Remember, you have more power than you think. Sometimes it's the power to leave, sometimes it's the power to set boundaries, and sometimes it's simply the power to choose how you respond to toxic behavior.
Your mental health matters. Your happiness matters. And despite what toxic workplaces might tell you, you matter too.
How do I know if my boss is toxic or just demanding?
A demanding boss sets high standards but provides support and recognition. A toxic boss creates impossible situations, takes credit for your work, shows favoritism, has unpredictable mood swings, and uses fear or intimidation as management tools. The key difference is whether they help you grow or deliberately undermine your confidence.
Can I file a complaint with HR about a toxic work environment?
Yes, you can approach HR for serious issues like harassment, discrimination, or safety violations. However, HR's primary role is protecting the company, not employees. Document everything, understand your company's grievance policies, and consider the political dynamics before approaching HR. Sometimes external agencies like labor commissioners might be more effective.
How can therapy help with toxic workplace trauma?
Therapy helps process workplace trauma, rebuild self-confidence, and develop healthy coping mechanisms.

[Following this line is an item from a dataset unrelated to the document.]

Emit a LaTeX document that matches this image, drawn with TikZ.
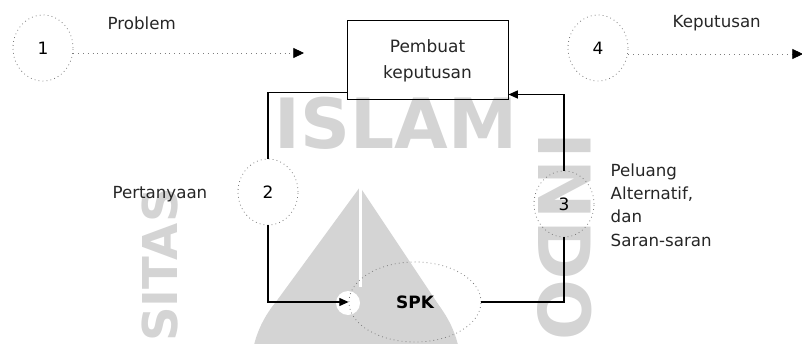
\documentclass[tikz,border=0pt]{standalone}
\usepackage{fontspec}
\setmainfont{DejaVu Sans}
\usetikzlibrary{shapes.geometric,arrows.meta,calc}
\definecolor{wm}{RGB}{212,212,212}
\definecolor{dotc}{RGB}{125,125,125}
\begin{document}
\begin{tikzpicture}[x=0.75pt,y=0.75pt,
  circ/.style={ellipse,draw=dotc,dash pattern=on 0.6pt off 2.4pt,line width=0.6pt,minimum width=60*0.75pt,minimum height=66*0.75pt,inner sep=0pt,font=\fontsize{12.75}{15}\selectfont},
  lbl/.style={font=\fontsize{12.5}{17.5}\selectfont,text=black!85},
  conn/.style={draw=black,line width=0.9pt},
  tip/.style={-{Triangle[length=7pt,width=6pt]}},
  dotline/.style={draw=dotc,dash pattern=on 0.6pt off 3pt,line width=0.6pt},
  wmtext/.style={text=wm,font=\bfseries\fontsize{52}{52}\selectfont,inner sep=0pt}
]
\useasboundingbox (0,0) rectangle (802,343);
% watermark
\fill[wm] (360,156) -- (270,33) -- (442,33) -- cycle;
\fill[wm] (356,-27) circle (105);
\fill[white] (358.5,56) rectangle (361.5,158);
\fill[white] (348,40) circle (12);
\node[wmtext] (wmislam) at (396,220) {ISLAM};
\node[wmtext,font=\bfseries\fontsize{54}{54}\selectfont,rotate=-90] (wmindo) at (565,106) {INDO};
\node[wmtext,font=\bfseries\fontsize{36}{36}\selectfont,rotate=90] (wmsitas) at (160,78) {SITAS};
% nodes
\node[circ] (c1) at (43,295) {1};
\node[circ] (c4) at (598,295) {4};
\node[circ] (c2) at (268,151) {2};
\node[circ] (c3) at (564,139) {3};
\node[draw,line width=0.75pt,minimum width=161*0.75pt,minimum height=79*0.75pt,align=center,font=\fontsize{12.75}{19.5}\selectfont,text=black!85] (box) at (427.5,282.5) {Pembuat\\keputusan};
\node[ellipse,draw=dotc,dash pattern=on 0.6pt off 2.4pt,line width=0.6pt,minimum width=132*0.75pt,minimum height=80*0.75pt,inner sep=0pt,font=\bfseries\fontsize{12.75}{15}\selectfont] (spk) at (415,41) {SPK};
% labels
\node[lbl,anchor=west] (lp) at (103,320) {Problem};
\node[lbl,anchor=west] (lk) at (668,320) {Keputusan};
\node[lbl,anchor=east] (lq) at (212,149) {Pertanyaan};
\node[lbl,anchor=west,align=left] (lr) at (606,138) {Peluang\\Alternatif,\\dan\\Saran-saran};
% connectors
\coordinate (p1) at (304,290);
\coordinate (p4) at (803,289);
\draw[dotline,-{Triangle[color=black,length=8pt,width=7.5pt]}] (c1.east |- p1) -- (p1);
\draw[dotline,-{Triangle[color=black,length=8pt,width=7.5pt]}] (c4.east |- p4) -- (p4);
\coordinate (bl) at ($(box.south west)+(0,8)$);
\coordinate (br) at ($(box.south east)+(0,6)$);
\draw[conn] (bl) -| (c2.north);
\draw[conn,tip] (c2.south) |- (spk.west);
\draw[conn] (spk.east) -| (c3.south);
\draw[conn,tip] (c3.north) |- (br);
\end{tikzpicture}
\end{document}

Cognitive Behavioral Therapy (CBT) addresses negative thought patterns, while trauma-informed therapy recognizes workplace abuse as real trauma. Therapists can also help you set boundaries and make strategic career decisions.
What should I do if I can't immediately leave a toxic workplace?
Focus on protecting your mental health by setting boundaries, documenting everything, building a support network, and practicing stress management techniques. Create a "victory log" to remember your achievements, use the grey rock method with toxic colleagues, and develop exit strategies while maintaining your current position. Remember, survival strategies are temporary solutions while you plan your next move.